Alaimo Excavators v. Testa Excavating, No. Cv 90-0110388s (May 13, 1993)

[EDITOR'S NOTE: This case is unpublished as indicated by the issuing court.] MEMORANDUM OF DECISION Before the court are cross motions by the plaintiff to confirm an arbitration award and by the defendant to vacate the award. On May 22, 1989 the plaintiff, Alaimo Excavators Blasters, Inc., a blasting subcontractor, entered into a contract with the defendant Testa Excavating Co., Inc. as general contractor for a project in Milford. Section 13.1 of the construction contract stated: "[a]ll claims, disputes and other matters in question arising out of, or relating to, this Subcontract, or the breach thereof, shall be decided by arbitration . . . in accordance with Construction Industry Arbitration Rules of the American Arbitration Association. Section 13.5 of the contract also provides that: "[t]he award rendered by the arbitrators shall be final . . ."

A dispute arose regarding payment, and on October 25, 1991 the plaintiff made a demand for arbitration on the basis that the defendant "has failed to pay the claimant for blasting work performed." An arbitration hearing was held at the offices of the American Arbitration Association, and on August 27, 1992 the arbitrator entered an award in favor of the plaintiff for $50,730 plus costs.

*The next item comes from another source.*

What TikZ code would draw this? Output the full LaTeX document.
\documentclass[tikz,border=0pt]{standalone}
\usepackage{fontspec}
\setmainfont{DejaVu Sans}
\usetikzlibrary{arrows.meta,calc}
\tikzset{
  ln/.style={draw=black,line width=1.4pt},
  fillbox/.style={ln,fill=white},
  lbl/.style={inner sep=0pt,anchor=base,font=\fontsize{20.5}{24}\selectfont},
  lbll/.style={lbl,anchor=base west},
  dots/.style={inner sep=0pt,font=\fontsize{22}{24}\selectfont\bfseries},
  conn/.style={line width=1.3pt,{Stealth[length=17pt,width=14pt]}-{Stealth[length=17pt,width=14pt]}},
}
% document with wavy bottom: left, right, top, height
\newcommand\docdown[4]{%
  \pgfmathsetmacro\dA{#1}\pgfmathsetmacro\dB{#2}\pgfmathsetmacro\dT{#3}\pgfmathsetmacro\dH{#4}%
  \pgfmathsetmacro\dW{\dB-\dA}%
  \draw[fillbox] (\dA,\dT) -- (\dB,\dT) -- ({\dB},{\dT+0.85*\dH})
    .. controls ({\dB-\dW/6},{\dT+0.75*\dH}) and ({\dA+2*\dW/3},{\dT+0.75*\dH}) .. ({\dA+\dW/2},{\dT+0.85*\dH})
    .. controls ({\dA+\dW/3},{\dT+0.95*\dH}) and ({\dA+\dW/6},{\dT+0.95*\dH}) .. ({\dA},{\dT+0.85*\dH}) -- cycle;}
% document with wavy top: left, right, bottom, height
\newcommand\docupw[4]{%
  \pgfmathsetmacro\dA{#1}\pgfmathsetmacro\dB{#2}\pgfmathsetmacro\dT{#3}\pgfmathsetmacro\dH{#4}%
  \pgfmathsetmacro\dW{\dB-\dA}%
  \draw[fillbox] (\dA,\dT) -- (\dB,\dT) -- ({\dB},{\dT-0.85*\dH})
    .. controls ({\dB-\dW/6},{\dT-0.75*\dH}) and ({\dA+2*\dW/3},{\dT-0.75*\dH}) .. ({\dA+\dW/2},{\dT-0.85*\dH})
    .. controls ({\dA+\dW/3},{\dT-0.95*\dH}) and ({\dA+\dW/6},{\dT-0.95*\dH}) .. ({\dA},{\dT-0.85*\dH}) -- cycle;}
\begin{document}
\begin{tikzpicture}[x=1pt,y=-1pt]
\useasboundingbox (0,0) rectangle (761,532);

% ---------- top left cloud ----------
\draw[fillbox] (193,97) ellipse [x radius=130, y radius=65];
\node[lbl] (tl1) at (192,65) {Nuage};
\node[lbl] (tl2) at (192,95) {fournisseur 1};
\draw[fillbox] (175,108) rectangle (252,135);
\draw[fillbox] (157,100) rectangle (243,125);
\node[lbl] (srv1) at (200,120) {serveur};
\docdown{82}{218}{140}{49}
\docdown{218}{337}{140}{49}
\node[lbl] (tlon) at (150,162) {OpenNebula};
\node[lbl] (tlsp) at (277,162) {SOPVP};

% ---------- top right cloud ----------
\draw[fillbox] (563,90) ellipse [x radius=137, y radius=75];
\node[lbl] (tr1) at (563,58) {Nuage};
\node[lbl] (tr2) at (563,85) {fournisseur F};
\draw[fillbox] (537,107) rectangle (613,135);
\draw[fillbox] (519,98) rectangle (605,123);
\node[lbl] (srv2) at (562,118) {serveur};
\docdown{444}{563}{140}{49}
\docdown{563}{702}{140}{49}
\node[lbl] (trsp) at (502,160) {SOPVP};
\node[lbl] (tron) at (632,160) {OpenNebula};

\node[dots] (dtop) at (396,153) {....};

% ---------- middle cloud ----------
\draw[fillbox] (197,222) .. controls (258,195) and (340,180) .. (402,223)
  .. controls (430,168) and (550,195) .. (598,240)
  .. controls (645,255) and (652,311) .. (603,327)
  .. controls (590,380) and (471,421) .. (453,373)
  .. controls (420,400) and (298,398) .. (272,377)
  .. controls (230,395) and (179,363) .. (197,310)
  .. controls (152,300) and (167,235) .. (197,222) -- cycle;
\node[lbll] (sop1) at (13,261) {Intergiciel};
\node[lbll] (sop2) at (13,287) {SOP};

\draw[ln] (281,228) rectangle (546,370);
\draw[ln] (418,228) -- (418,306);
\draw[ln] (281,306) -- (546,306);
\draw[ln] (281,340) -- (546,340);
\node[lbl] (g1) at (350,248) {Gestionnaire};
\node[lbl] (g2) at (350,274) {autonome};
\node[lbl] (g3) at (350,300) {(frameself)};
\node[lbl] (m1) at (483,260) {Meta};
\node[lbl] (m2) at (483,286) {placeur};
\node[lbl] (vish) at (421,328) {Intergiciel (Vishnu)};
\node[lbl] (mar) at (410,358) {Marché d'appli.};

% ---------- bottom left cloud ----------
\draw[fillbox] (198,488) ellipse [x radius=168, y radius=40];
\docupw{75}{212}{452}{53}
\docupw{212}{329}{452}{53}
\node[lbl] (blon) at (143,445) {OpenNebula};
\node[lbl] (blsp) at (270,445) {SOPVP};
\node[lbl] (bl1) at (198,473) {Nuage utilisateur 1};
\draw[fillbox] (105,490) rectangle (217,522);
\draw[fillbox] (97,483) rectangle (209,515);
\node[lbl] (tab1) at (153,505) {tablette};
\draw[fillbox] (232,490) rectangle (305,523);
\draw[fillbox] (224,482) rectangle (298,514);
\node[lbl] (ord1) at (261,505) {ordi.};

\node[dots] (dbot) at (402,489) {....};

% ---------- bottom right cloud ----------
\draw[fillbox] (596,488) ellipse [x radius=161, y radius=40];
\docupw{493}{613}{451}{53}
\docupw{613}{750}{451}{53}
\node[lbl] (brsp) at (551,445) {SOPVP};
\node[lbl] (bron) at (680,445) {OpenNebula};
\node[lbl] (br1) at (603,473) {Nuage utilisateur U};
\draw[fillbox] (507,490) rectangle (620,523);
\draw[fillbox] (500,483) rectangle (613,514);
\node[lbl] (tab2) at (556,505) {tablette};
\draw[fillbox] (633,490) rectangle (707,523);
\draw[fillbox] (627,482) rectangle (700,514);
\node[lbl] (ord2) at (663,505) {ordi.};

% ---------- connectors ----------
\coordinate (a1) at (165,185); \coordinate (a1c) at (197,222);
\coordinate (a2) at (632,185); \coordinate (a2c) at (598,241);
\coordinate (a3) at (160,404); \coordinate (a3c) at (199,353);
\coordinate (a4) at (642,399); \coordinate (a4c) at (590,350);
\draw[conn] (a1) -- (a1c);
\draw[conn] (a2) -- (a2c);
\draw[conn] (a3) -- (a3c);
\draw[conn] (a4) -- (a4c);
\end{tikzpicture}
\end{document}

The basis of the defendant's motion to vacate the award is that the arbitrator stated in his decision "[t]his award is in full and final settlement of any and all claims submitted to this Arbitration." The defendant claims that these words mean that the arbitrator did not render a decision on the basis of the evidence, but rather that his CT Page 4741 recommendation represented a settlement or compromise figure and therefore exceeded his powers. General Statutes 52-418(a)(4).

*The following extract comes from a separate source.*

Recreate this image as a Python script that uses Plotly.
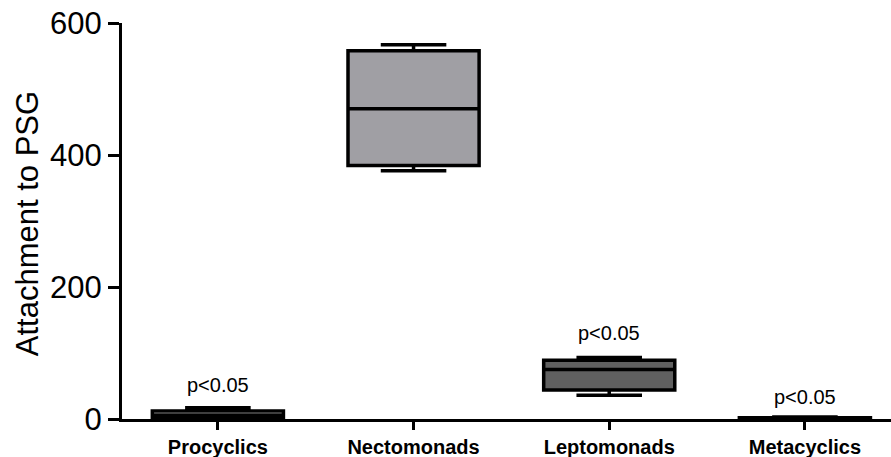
import plotly.graph_objects as go

categories = ["Procyclics", "Nectomonads", "Leptomonads", "Metacyclics"]
mins = [1, 376, 36, 0.5]
q1s = [2, 384, 44, 1]
medians = [6, 470, 75, 1.5]
q3s = [12, 558, 89, 2]
maxs = [17, 567, 93, 3]
fills = ["#ffffff", "#a09fa4", "#606060", "#000000"]
sig_labels = ["p<0.05", "", "p<0.05", "p<0.05"]
sig_y = [52, None, 131, 34]

y_ticks = [0, 200, 400, 600]
y_title = "Attachment to PSG"

fig = go.Figure()
for i, c in enumerate(categories):
    fig.add_trace(go.Box(
        x=[i], q1=[q1s[i]], median=[medians[i]], q3=[q3s[i]],
        lowerfence=[mins[i]], upperfence=[maxs[i]],
        fillcolor=fills[i], line=dict(color="black", width=3.5),
        width=0.67, whiskerwidth=0.5, boxpoints=False, showlegend=False,
        hoverinfo="skip",
    ))

for i, lab in enumerate(sig_labels):
    if lab:
        fig.add_annotation(x=i, y=sig_y[i], text=lab, showarrow=False,
                           font=dict(family="Liberation Sans, Arial", size=20, color="black"))

fig.add_annotation(xref="paper", yref="paper", x=-0.1235, y=0.492, text=y_title,
                   textangle=-90, showarrow=False, xanchor="center", yanchor="middle",
                   font=dict(family="Liberation Sans, Arial", size=31, color="black"))

fig.update_layout(
    width=891, height=457,
    margin=dict(l=122, r=0, t=23, b=38),
    paper_bgcolor="white", plot_bgcolor="white",
    boxmode="overlay",
    font=dict(family="Liberation Sans, Arial", color="black"),
    xaxis=dict(
        range=[-0.49, 3.44], tickmode="array",
        tickvals=list(range(len(categories))), ticktext=categories,
        tickfont=dict(size=20, weight="bold"),
        showline=True, linecolor="black", linewidth=3,
        ticks="outside", ticklen=8, tickwidth=3, tickcolor="black",
        showgrid=False, zeroline=False, fixedrange=True, automargin=False,
    ),
    yaxis=dict(
        range=[0, 600], tickmode="array", tickvals=y_ticks,
        tickfont=dict(size=31), ticklabeloverflow="allow",
        showline=True, linecolor="black", linewidth=3,
        ticks="outside", ticklen=11, tickwidth=3, tickcolor="black",
        showgrid=False, zeroline=False, automargin=False,
    ),
)

fig.write_html("out.html", config={"displayModeBar": False},
               post_script="document.body.style.margin='0';document.body.style.overflow='hidden';")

In ruling on a motion to confirm or vacate an arbitration award pursuant to General Statutes 52-418, certain well known principles must be considered. As the Appellate Court said in Total Property Services of New England. Inc. v. Q.S.C.F., Inc. 30 Conn. App. 580,585-86, 621 A.2d 316 (1993), arbitration is the "voluntary submission . . . of an existing or future dispute to a disinterested person or persons for final determination . . ." and therefore "[t]he autonomy of voluntary submission to arbitration requires a minimum of judicial intrusion." The submission to arbitration was unrestricted and hence judicial review "is limited to a comparison between the submission and the award to see whether, in accordance with the powers conferred upon the arbitrators, this award conforms to the submission . . . It is clear [however] that a party cannot object to an award which accomplishes precisely what the arbitrators were authorized to do merely because that party dislikes the results." (Citations omitted; internal quotation marks omitted.) White v. Kampner, 31 Conn. App. 73, 78-79, ___ A.2d ___ (1993).

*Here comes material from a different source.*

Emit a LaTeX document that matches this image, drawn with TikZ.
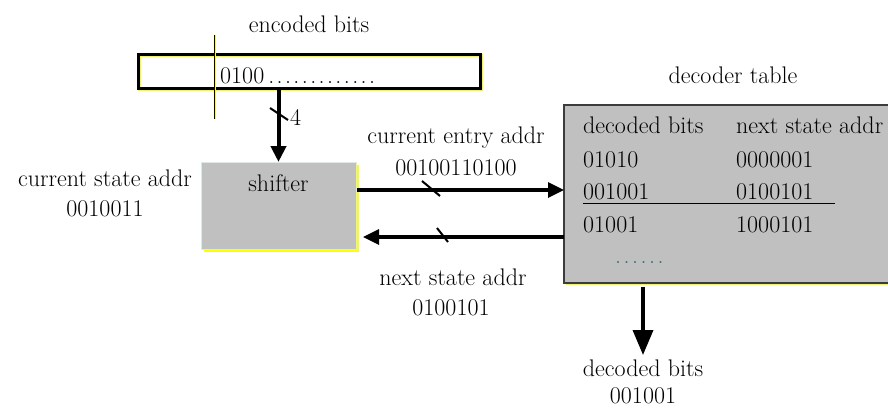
\documentclass[tikz,border=0pt]{standalone}
\usetikzlibrary{arrows.meta}

\definecolor{boxgray}{RGB}{192,192,192}
\definecolor{edgeyellow}{RGB}{255,255,0}
\definecolor{tableedge}{RGB}{60,60,60}
\definecolor{dotteal}{RGB}{40,110,130}

% a row of widely spaced dots
\newcommand{\spreaddots}[2]{\foreach \d in {1,...,#1}{.\hspace{#2}}}

\tikzset{
	lbl/.style={font=\rmfamily\fontsize{24}{29}\selectfont, inner sep=0pt, anchor=base},
	bus/.style={line width=3.3pt, -{Triangle[length=16pt,width=15pt]}},
	tick/.style={line width=2pt},
	yshadow/.style={preaction={fill=edgeyellow, transform canvas={shift={(#1,-#1)}}}},
}

\begin{document}
\begin{tikzpicture}[x=1pt,y=-1pt]
	\useasboundingbox (0,0) rectangle (888,407);

	% bit buffer with the read pointer
	\node[lbl] (enclbl) at (309,32) {encoded bits};
	\draw[edgeyellow, line width=3pt] (139,55) rectangle (481,89);
	\node[draw, line width=3pt, minimum width=342pt, minimum height=34pt, inner sep=0pt, outer sep=0pt] (buffer) at (309,71) {};
	\draw[edgeyellow, line width=1pt] (215.2,35)--(215.2,119);
	\draw[line width=1pt] (214,35)--(214,119);
	\node[lbl, anchor=base west] (bitstream) at (220,83) {0100\hspace{4pt}\spreaddots{13}{2.4pt}};

	% shifter
	\node[fill=boxgray, draw={rgb,255:red,215;green,235;blue,235}, line width=0.8pt, yshadow=2.5pt,
		minimum width=155pt, minimum height=87pt, inner sep=0pt, outer sep=0pt] (shifter) at (278.5,205.5) {};
	\node[lbl] (shiftlbl) at (278.5,191) {shifter};
	\node[lbl] (curlbl) at (105,186) {current state addr};
	\node[lbl] (curval) at (105,216) {0010011};

	\draw[bus, line width=4pt] (shifter.north |- buffer.south) -- (shifter.north);
	\draw[tick] (270,108)--(288,120);
	\node[lbl, anchor=base west] (width) at (290,125) {4};

	% decoder table
	\node[lbl] (tbllbl) at (733,83) {decoder table};
	\node[fill=boxgray, yshadow=2pt, minimum width=324pt, minimum height=178pt,
		inner sep=0pt, outer sep=0pt] (table) at (726,194) {};
	\draw[tableedge, line width=1.8pt] (table.north east) -- (table.north west) -- (table.south west) -- (table.south east);

	\node[lbl, anchor=base west] (bits1) at (583,133) {decoded bits};
	\node[lbl, anchor=base west] (addr1) at (736,133) {next state addr};
	\node[lbl, anchor=base west] (bits2) at (583,167) {01010};
	\node[lbl, anchor=base west] (addr2) at (736,167) {0000001};
	\node[lbl, anchor=base west] (bits3) at (583,199) {001001};
	\node[lbl, anchor=base west] (addr3) at (736,199) {0100101};
	\node[lbl, anchor=base west] (bits4) at (583,232) {01001};
	\node[lbl, anchor=base west] (addr4) at (736,232) {1000101};
	\draw[line width=1.5pt] (583,203.5)--(835,203.5);
	\node[lbl, anchor=base west, text=dotteal] (more) at (615,263) {\spreaddots{6}{2.5pt}};

	% entry address out, next state back
	\coordinate (fwd) at (357,190);
	\draw[bus] (fwd) -- (fwd -| table.west);
	\draw[tick] (422,181)--(440,196);
	\node[lbl] (entrylbl) at (456,143) {current entry addr};
	\node[lbl] (entryval) at (456,175) {00100110100};

	\coordinate (back) at (table.west |- 0,237);
	\draw[bus, shorten >=7pt] (back) -- (back -| shifter.east);
	\draw[tick] (437,228)--(448,242);
	\node[lbl] (nextlbl) at (453,285) {next state addr};
	\node[lbl] (nextval) at (451,315) {0100101};

	% decoded output
	\coordinate (out) at (643,287);
	\coordinate (outtip) at (643,355);
	\draw[line width=3.5pt, -{Triangle[length=25pt,width=20pt]}] (out) -- (outtip);
	\node[lbl] (outlbl) at (643,376) {decoded bits};
	\node[lbl] (outval) at (643,403) {001001};
\end{tikzpicture}
\end{document}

The defendant's argument about a settlement and compromise are rejected because I believe that the arbitrator was indicating that his recommended award of $50,730 was meant to settle all disputes between the parties, not that this figure represents some kind of settlement or compromise between the plaintiff and the defendant. In other words, I believe the defendant's interpretation of "settlement" in the arbitrator's decision is strained and incorrect. Therefore, the motion (#119) of the plaintiff to confirm the award is granted and the defendant's motion (#120) to vacate the award is denied.

So Ordered.

Dated at Stamford, Connecticut, this 13th day of May, 1993.